- **Your objective**:
A single run of lines is to be printed exactly: starting at the line with "Rebuild this chart" and ending at the line with "fontsize=10.5, color='#404040')", both included. Leave the pictures out.
*** Input material
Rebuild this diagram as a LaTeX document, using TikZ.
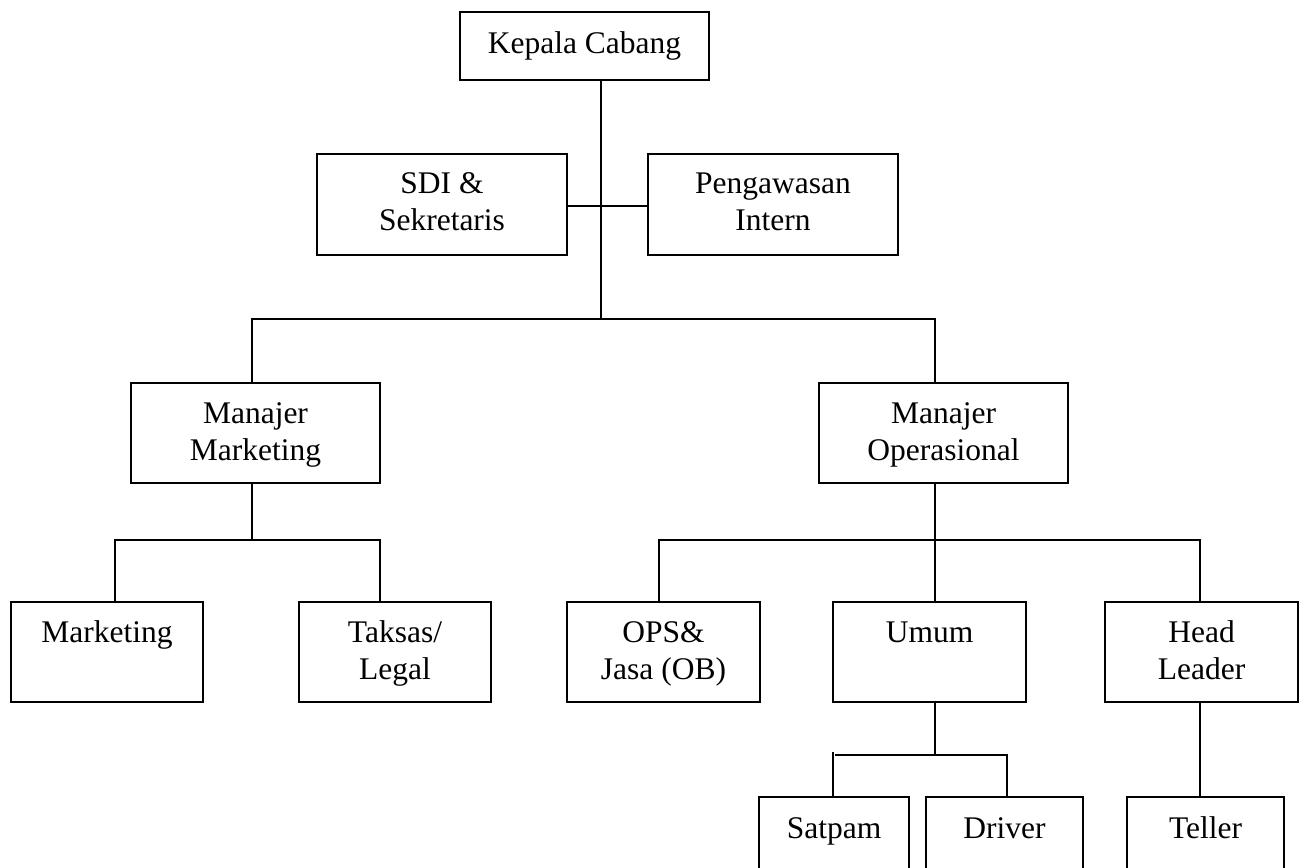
\documentclass[tikz,border=0pt]{standalone}
\usepackage{fontspec}
\setmainfont{Liberation Serif}
\begin{document}
\begin{tikzpicture}[x=1pt,y=-1pt,
  box/.style={draw, line width=1.9pt, rectangle, inner sep=0pt, outer sep=0pt},
  txt/.style={anchor=base, align=center, inner sep=0pt, font=\fontsize{31.5}{37}\selectfont},
  conn/.style={line width=1.9pt}]
\useasboundingbox (0,0) rectangle (1303,867);
\clip (0,0) rectangle (1303,867);
% boxes
\node[box, minimum width=249pt, minimum height=68pt]  (kc)  at (584.5,46) {};
\node[box, minimum width=250pt, minimum height=101pt] (sdi) at (442,204.5) {};
\node[box, minimum width=250pt, minimum height=101pt] (pi)  at (773,204.5) {};
\node[box, minimum width=249pt, minimum height=100pt] (mm)  at (255.5,433) {};
\node[box, minimum width=249pt, minimum height=100pt] (mo)  at (943.5,433) {};
\node[box, minimum width=192pt, minimum height=100pt] (mk)  at (107,652) {};
\node[box, minimum width=192pt, minimum height=100pt] (tl)  at (395,652) {};
\node[box, minimum width=193pt, minimum height=100pt] (ops) at (663.5,652) {};
\node[box, minimum width=193pt, minimum height=100pt] (um)  at (929.5,652) {};
\node[box, minimum width=193pt, minimum height=100pt] (hl)  at (1201.5,652) {};
\node[box, minimum width=150pt, minimum height=100pt] (sat) at (834,847) {};
\node[box, minimum width=157pt, minimum height=100pt] (drv) at (1004.5,847) {};
\node[box, minimum width=157pt, minimum height=100pt] (tel) at (1205.5,847) {};
% texts (base = baseline of last line)
\node[txt] (kct)  at ([yshift=-41pt]kc.north)  {Kepala Cabang};
\node[txt] (sdit) at ([yshift=-76pt]sdi.north) {SDI \&\\Sekretaris};
\node[txt] (pit)  at ([yshift=-76pt]pi.north)  {Pengawasan\\Intern};
\node[txt] (mmt)  at ([yshift=-77pt]mm.north)  {Manajer\\Marketing};
\node[txt] (mot)  at ([yshift=-77pt]mo.north)  {Manajer\\Operasional};
\node[txt] (mkt)  at ([yshift=-40pt]mk.north)  {Marketing};
\node[txt] (tlt)  at ([yshift=-77pt]tl.north)  {Taksas/\\Legal};
\node[txt] (opst) at ([yshift=-77pt]ops.north) {OPS\&\\Jasa (OB)};
\node[txt] (umt)  at ([yshift=-40pt]um.north)  {Umum};
\node[txt] (hlt)  at ([yshift=-77pt]hl.north)  {Head\\Leader};
\node[txt] (satt) at ([yshift=-41pt]sat.north) {Satpam};
\node[txt] (drvt) at ([yshift=-41pt]drv.north) {Driver};
\node[txt] (telt) at ([yshift=-41pt]tel.north) {Teller};
% junctions
\coordinate (j0)  at (601,206);
\coordinate (j1)  at (601,319);
\coordinate (j1l) at (252,319);
\coordinate (j1r) at (935,319);
\coordinate (j2)  at (252,540);
\coordinate (j2l) at (115,540);
\coordinate (j2r) at (380,540);
\coordinate (j3)  at (935,540);
\coordinate (j3l) at (659,540);
\coordinate (j3r) at (1200,540);
\coordinate (j4)  at (935,755);
\coordinate (j4l) at (835,755);
\coordinate (j4s) at (833,752);
\coordinate (j4r) at (1007,755);
% connectors
\draw[conn] (kc.south -| j1) -- (j1);
\draw[conn] (sdi.east |- j0) -- (pi.west |- j0);
\draw[conn] (j1l |- mm.north) -- (j1l) -- (j1r) -- (j1r |- mo.north);
\draw[conn] (j2 |- mm.south) -- (j2);
\draw[conn] (j2l |- mk.north) -- (j2l) -- (j2r) -- (j2r |- tl.north);
\draw[conn] (j3 |- mo.south) -- (j3);
\draw[conn] (j3l |- ops.north) -- (j3l) -- (j3r) -- (j3r |- hl.north);
\draw[conn] (j3) -- (j3 |- um.north);
\draw[conn] (j4 |- um.south) -- (j4);
\draw[conn] (j4s |- sat.north) -- (j4s);
\draw[conn] (j4l) -- (j4r) -- (j4r |- drv.north);
\draw[conn] (j3r |- hl.south) -- (j3r |- tel.north);
\end{tikzpicture}
\end{document}
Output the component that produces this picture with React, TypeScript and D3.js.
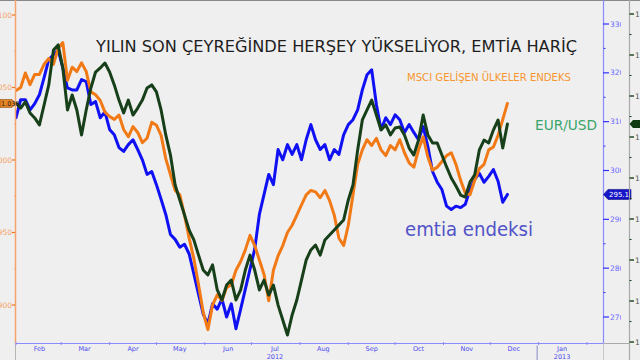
import React from 'react';
import * as d3 from 'd3';

// ---- data ----
const startDate = new Date(2012, 1, 1);
const stepDays = 3;
const monthLabels = ['Feb', 'Mar', 'Apr', 'May', 'Jun', 'Jul', 'Aug', 'Sep', 'Oct', 'Nov', 'Dec', 'Jan'];
const yearLabels = [
  { label: '2012', date: new Date(2012, 6, 16) },
  { label: '2013', date: new Date(2013, 0, 16) },
];

const msciValues = [
  1048, 1050, 1060, 1052, 1059, 1059, 1066, 1070, 1066, 1077,
  1081, 1055, 1064, 1061, 1067, 1061, 1047, 1045, 1041, 1033,
  1030, 1028, 1031, 1021, 1016, 1023, 1019, 1012, 1015, 1026,
  1024, 1017, 1001, 990, 979, 976, 962, 946, 932, 914,
  895, 883, 900, 907, 903, 912, 914, 924, 930, 938,
  948, 941, 931, 921, 903, 924, 934, 941, 950, 955,
  962, 969, 976, 979, 978, 974, 979, 972, 962, 946,
  941, 955, 976, 997, 1007, 1014, 1010, 1015, 1007, 1003,
  1010, 1007, 1014, 1005, 998, 995, 1007, 1016, 1002, 993,
  995, 999, 1003, 1005, 997, 986, 977, 976, 986, 994,
  997, 1007, 1009, 1017, 1028, 1039,
];

const crbValues = [
  310.8, 314.5, 314.5, 312.4, 313.7, 315.5, 319.0, 322.7, 323.7, 324.7,
  321.0, 316.9, 316.5, 316.5, 318.6, 318.2, 313.5, 314.1, 310.8, 312.0,
  308.4, 307.3, 304.7, 303.9, 305.3, 306.3, 304.3, 302.2, 299.2, 299.8,
  297.1, 294.1, 291.0, 286.9, 285.9, 284.3, 284.9, 282.9, 278.8, 274.7,
  270.6, 268.6, 272.7, 271.6, 273.7, 270.0, 272.7, 267.6, 271.6, 275.7,
  279.8, 283.9, 291.0, 295.1, 299.2, 297.1, 304.3, 302.2, 305.3, 303.3,
  305.3, 302.2, 306.3, 309.4, 306.3, 304.3, 305.3, 302.2, 304.3, 303.3,
  307.3, 309.4, 310.4, 312.4, 316.5, 319.6, 320.6, 313.5, 308.4, 310.8,
  309.4, 311.4, 310.4, 307.8, 309.4, 307.8, 306.3, 309.0, 304.9, 299.8,
  297.6, 296.1, 292.7, 292.0, 292.7, 292.4, 293.1, 296.1, 298.2, 299.4,
  297.6, 298.8, 300.2, 297.8, 293.5, 295.1,
];

const eurusdValues = [
  1.3166, 1.3141, 1.3171, 1.3117, 1.3093, 1.3059, 1.3156, 1.3254, 1.3424, 1.3449,
  1.3337, 1.3132, 1.3205, 1.3132, 1.3010, 1.3132, 1.3239, 1.3317, 1.3337, 1.3361,
  1.3317, 1.3254, 1.3180, 1.3117, 1.3180, 1.3107, 1.3141, 1.3180, 1.3239, 1.3254,
  1.3220, 1.3132, 1.3010, 1.2912, 1.2766, 1.2693, 1.2620, 1.2546, 1.2498, 1.2424,
  1.2351, 1.2327, 1.2376, 1.2254, 1.2205, 1.2278, 1.2302, 1.2205, 1.2254, 1.2351,
  1.2424, 1.2351, 1.2254, 1.2302, 1.2229, 1.2278, 1.2180, 1.2107, 1.2034, 1.2132,
  1.2205, 1.2302, 1.2400, 1.2449, 1.2473, 1.2424, 1.2498, 1.2522, 1.2546, 1.2571,
  1.2595, 1.2693, 1.2766, 1.2937, 1.3083, 1.3132, 1.3180, 1.3107, 1.3034, 1.3059,
  1.3010, 1.3044, 1.3049, 1.3010, 1.2946, 1.2912, 1.2985, 1.3107, 1.3010, 1.2971,
  1.2971, 1.2912, 1.2854, 1.2800, 1.2761, 1.2717, 1.2707, 1.2780, 1.2815, 1.2937,
  1.2985, 1.2971, 1.3034, 1.3083, 1.2946, 1.3063,
];

const leftTicks = [900, 950, 1000, 1050, 1100];
const leftMinor = [925, 975, 1025, 1075];
const blueTicks = [270, 280, 290, 300, 310, 320, 330];
const blueMinor = [275, 285, 295, 305, 315, 325];
const greenTicks = [1.2, 1.22, 1.24, 1.26, 1.28, 1.3, 1.32, 1.34, 1.36];
const greenMinor = [1.21, 1.23, 1.25, 1.27, 1.29, 1.31, 1.33, 1.35];

const title = 'YILIN SON ÇEYREĞİNDE HERŞEY YÜKSELİYOR, EMTİA HARİÇ';
const msciLabel = 'MSCI GELİŞEN ÜLKELER ENDEKS';
const eurLabel = 'EUR/USD';
const crbLabel = 'emtia endeksi';

// ---- colors ----
const BG = '#efefef';
const ORANGE = '#f27a16';
const BLUE = '#1010f4';
const GREEN = '#173f19';
const AXIS_BLUE = '#8a8aff';
const AXIS_ORANGE = '#f5a36e';

export default function App() {
  const W = 640;
  const H = 360;
  const x = d3.scaleTime().domain([new Date(2012, 1, 1), new Date(2013, 1, 1)]).range([16, 587]);
  const yLeft = d3.scaleLinear().domain([900, 1100]).range([305, 15]);
  const yBlue = d3.scaleLinear().domain([270, 330]).range([317, 24]);
  const yGreen = d3.scaleLinear().domain([1.2, 1.36]).range([342, 14]);

  const dates = msciValues.map((_, i) => d3.timeDay.offset(startDate, i * stepDays));

  const lineFor = (vals: number[], y: d3.ScaleLinear<number, number>) =>
    d3
      .line<number>()
      .x((_, i) => x(dates[i]))
      .y((v) => y(v))(vals) || '';

  const monthStarts = d3.timeMonth.range(new Date(2012, 1, 1), new Date(2013, 1, 15));
  const monthMids = monthStarts.map((d) => d3.timeDay.offset(d, 15));

  const lastMsci = msciValues[msciValues.length - 1];
  const lastCrb = crbValues[crbValues.length - 1];
  const lastEur = eurusdValues[eurusdValues.length - 1];
  const ybL = yLeft(lastMsci);
  const ybB = yBlue(lastCrb);
  const ybG = yGreen(lastEur);
  const trFmt = (v: number) => d3.format(',')(Math.round(v)).replace(',', '.');

  const axisY = 343.5;

  return (
    <svg
      width={W}
      height={H}
      style={{ position: 'absolute', left: 0, top: 0, background: BG }}
      fontFamily="DejaVu Sans, Verdana, sans-serif"
    >
      <defs>
        <clipPath id="plotClip">
          <rect x={16} y={0} width={587} height={343} />
        </clipPath>
        <clipPath id="blueLab">
          <rect x={604} y={0} width={17} height={343} />
        </clipPath>
      </defs>
      <rect x={0} y={0} width={W} height={H} fill={BG} />
      <line x1={0} x2={W} y1={0.5} y2={0.5} stroke="#888" />

      {/* lines */}
      <g clipPath="url(#plotClip)" fill="none" strokeWidth={3} strokeLinejoin="round" strokeLinecap="round">
        <path d={lineFor(crbValues, yBlue)} stroke={BLUE} />
        <path d={lineFor(msciValues, yLeft)} stroke={ORANGE} />
        <path d={lineFor(eurusdValues, yGreen)} stroke={GREEN} />
      </g>

      {/* left axis */}
      <line x1={15.5} x2={15.5} y1={0} y2={axisY} stroke={AXIS_ORANGE} strokeWidth={1.5} />
      <line x1={15.5} x2={15.5} y1={axisY} y2={H} stroke="#b5b5b5" />
      {leftTicks.map((t) => (
        <g key={t}>
          <line x1={12} x2={15} y1={yLeft(t)} y2={yLeft(t)} stroke={ORANGE} strokeWidth={1.2} />
          <text x={12} y={yLeft(t) + 2.5} fontSize={7.5} fill="#f5a062" textAnchor="end">
            {t}
          </text>
        </g>
      ))}
      {leftMinor.map((t) => (
        <line key={t} x1={14} x2={15.5} y1={yLeft(t)} y2={yLeft(t)} stroke={AXIS_ORANGE} />
      ))}
      <polygon
        points={`0,${ybL - 4} 12,${ybL - 4} 16,${ybL} 12,${ybL + 4} 0,${ybL + 4}`}
        fill="#e98522"
        stroke="#8a4a10"
        strokeWidth={0.6}
      />
      <text x={1} y={ybL + 2.5} fontSize={6.5} fill="#222">
        {trFmt(lastMsci)}
      </text>

      {/* bottom axis */}
      <line x1={16} x2={603.5} y1={axisY} y2={axisY} stroke={AXIS_BLUE} strokeWidth={1.2} />
      <line x1={603.5} x2={629.5} y1={axisY} y2={axisY} stroke="#aaa" />
      {monthStarts.map((d, i) => (
        <line key={i} x1={x(d)} x2={x(d)} y1={axisY - 1.5} y2={axisY + 1.5} stroke={AXIS_BLUE} />
      ))}
      {monthMids.map((d, i) => (
        <text key={i} x={x(d)} y={351} fontSize={6.5} fill="#4b4bf0" textAnchor="middle">
          {monthLabels[i]}
        </text>
      ))}
      {yearLabels.map((yl) => (
        <text key={yl.label} x={x(yl.date)} y={358.5} fontSize={6.5} fill="#4b4bf0" textAnchor="middle">
          {yl.label}
        </text>
      ))}
      <line x1={x(new Date(2013, 0, 1)) - 1.5} x2={x(new Date(2013, 0, 1)) - 1.5} y1={axisY + 2} y2={H} stroke="#8888cc" />

      {/* right blue axis */}
      <line x1={603.5} x2={603.5} y1={0} y2={axisY} stroke={AXIS_BLUE} strokeWidth={1.2} />
      <line x1={603.5} x2={603.5} y1={axisY} y2={H} stroke="#c8c8c8" />
      {blueTicks.map((t) => (
        <line key={t} x1={603} x2={609} y1={yBlue(t)} y2={yBlue(t)} stroke="#3030ff" strokeWidth={1.2} />
      ))}
      {blueMinor.map((t) => (
        <line key={t} x1={603.5} x2={605.5} y1={yBlue(t)} y2={yBlue(t)} stroke="#3030ff" />
      ))}
      <g clipPath="url(#blueLab)">
        {blueTicks.map((t) => (
          <text key={t} x={610} y={yBlue(t) + 2.5} fontSize={7.5} fill="#6a6aff">
            {t.toFixed(1)}
          </text>
        ))}
      </g>
      <polygon
        points={`603.5,${ybB} 608,${ybB - 5} 631,${ybB - 5} 631,${ybB + 5} 608,${ybB + 5}`}
        fill="#1616c8"
        stroke="#0a0a80"
        strokeWidth={0.6}
      />
      <text x={609} y={ybB + 2.5} fontSize={7} fill="#fff">
        {lastCrb.toFixed(1)}
      </text>

      {/* far right EUR/USD axis */}
      <line x1={629.5} x2={629.5} y1={0} y2={H} stroke="#a8a8a8" strokeWidth={1.2} />
      {greenTicks.map((t) => (
        <g key={t}>
          <line x1={629.5} x2={634} y1={yGreen(t)} y2={yGreen(t)} stroke={GREEN} strokeWidth={1.4} />
          <text x={635} y={yGreen(t) + 2.5} fontSize={7.5} fill="#555">
            {t.toFixed(2)}
          </text>
        </g>
      ))}
      {greenMinor.map((t) => (
        <line key={t} x1={629.5} x2={631.5} y1={yGreen(t)} y2={yGreen(t)} stroke={GREEN} />
      ))}
      <polygon
        points={`629.5,${ybG} 633,${ybG - 4} 640,${ybG - 4} 640,${ybG + 4} 633,${ybG + 4}`}
        fill="#0f3a12"
      />

      {/* texts */}
      <text x={96} y={52} fontSize={16.5} fill="#1e1e1e" textLength={481} lengthAdjust="spacingAndGlyphs">
        {title}
      </text>
      <text x={407} y={81} fontSize={10.5} fill="#f7962e" textLength={164} lengthAdjust="spacingAndGlyphs">
        {msciLabel}
      </text>
      <text x={535} y={130} fontSize={14} fill="#3aa56a" textLength={62} lengthAdjust="spacingAndGlyphs">
        {eurLabel}
      </text>
      <text x={405} y={236} fontSize={19} fill="#5353c8" textLength={128} lengthAdjust="spacingAndGlyphs">
        {crbLabel}
      </text>
    </svg>
  );
}
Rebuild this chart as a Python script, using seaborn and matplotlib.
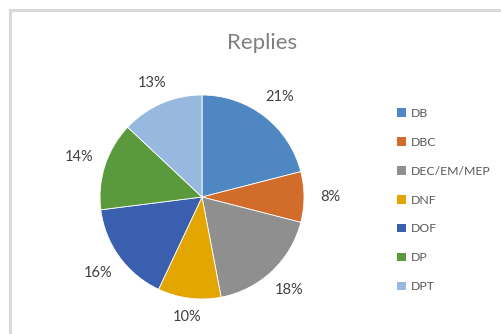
import matplotlib
matplotlib.use("Agg")
import numpy as np
import matplotlib.pyplot as plt
from matplotlib.patches import Patch, Rectangle
import seaborn as sns

# data
categories = ['DB', 'DBC', 'DEC/EM/MEP', 'DNF', 'DOF', 'DP', 'DPT']
shares = [21, 8, 18, 10, 16, 14, 13]
colors = ['#4F87C2', '#D26C2A', '#8F8F8F', '#E3A600', '#3A5FAF', '#5A9A3C', '#97B8DF']

sns.set_theme(style="white")
plt.rcParams['font.family'] = ['Lato', 'DejaVu Sans']

W, H = 502, 334
fig = plt.figure(figsize=(W / 100, H / 100), dpi=100)

# chart border (Excel-style frame)
fig.patches.append(Rectangle((10.5 / W, -0.05), 1.1, (H - 10) / H + 0.05,
                             transform=fig.transFigure, fill=False,
                             edgecolor='#d9d9d9', linewidth=2.2))

# pie axes: center (202,197), radius 102 px
cx, cy, r = 202, 197, 102
ax = fig.add_axes([(cx - r) / W, (H - cy - r) / H, 2 * r / W, 2 * r / H])
wedges, _ = ax.pie(shares, colors=colors, startangle=90, counterclock=False,
                   wedgeprops=dict(edgecolor='white', linewidth=0.6))

# "outside end" labels: box edge a fixed gap away from the rim
gap, hw, hh = 0.12, 0.14, 0.05
for w, v in zip(wedges, shares):
    ang = np.deg2rad((w.theta1 + w.theta2) / 2)
    c, s = np.cos(ang), np.sin(ang)
    d = 1 + gap + hw * abs(c) + hh * abs(s)
    ax.text(d * c, d * s, f'{v}%', ha='center', va='center',
            fontsize=10.5, color='#404040')

ax.set_xlim(-1, 1)
ax.set_ylim(-1, 1)
ax.set_aspect('equal')
ax.axis('off')

fig.text(262 / W, 1 - 43 / H, 'Replies', ha='center', va='center',
         fontsize=16, color='#7f7f7f')

handles = [Patch(facecolor=c, edgecolor='none') for c in colors]
fig.legend(handles, categories, loc='upper left', bbox_to_anchor=(397 / W, 1 - 108 / H),
           frameon=False, fontsize=8.8, labelcolor='#595959', handlelength=0.7,
           handleheight=0.7, handletextpad=0.4, labelspacing=1.46, borderpad=0,
           borderaxespad=0)

fig.savefig('out.png', dpi=100, facecolor='white')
******
- **Complete output**:
Rebuild this chart as a Python script, using seaborn and matplotlib.
import matplotlib
matplotlib.use("Agg")
import numpy as np
import matplotlib.pyplot as plt
from matplotlib.patches import Patch, Rectangle
import seaborn as sns

# data
categories = ['DB', 'DBC', 'DEC/EM/MEP', 'DNF', 'DOF', 'DP', 'DPT']
shares = [21, 8, 18, 10, 16, 14, 13]
colors = ['#4F87C2', '#D26C2A', '#8F8F8F', '#E3A600', '#3A5FAF', '#5A9A3C', '#97B8DF']

sns.set_theme(style="white")
plt.rcParams['font.family'] = ['Lato', 'DejaVu Sans']

W, H = 502, 334
fig = plt.figure(figsize=(W / 100, H / 100), dpi=100)

# chart border (Excel-style frame)
fig.patches.append(Rectangle((10.5 / W, -0.05), 1.1, (H - 10) / H + 0.05,
                             transform=fig.transFigure, fill=False,
                             edgecolor='#d9d9d9', linewidth=2.2))

# pie axes: center (202,197), radius 102 px
cx, cy, r = 202, 197, 102
ax = fig.add_axes([(cx - r) / W, (H - cy - r) / H, 2 * r / W, 2 * r / H])
wedges, _ = ax.pie(shares, colors=colors, startangle=90, counterclock=False,
                   wedgeprops=dict(edgecolor='white', linewidth=0.6))

# "outside end" labels: box edge a fixed gap away from the rim
gap, hw, hh = 0.12, 0.14, 0.05
for w, v in zip(wedges, shares):
    ang = np.deg2rad((w.theta1 + w.theta2) / 2)
    c, s = np.cos(ang), np.sin(ang)
    d = 1 + gap + hw * abs(c) + hh * abs(s)
    ax.text(d * c, d * s, f'{v}%', ha='center', va='center',
            fontsize=10.5, color='#404040')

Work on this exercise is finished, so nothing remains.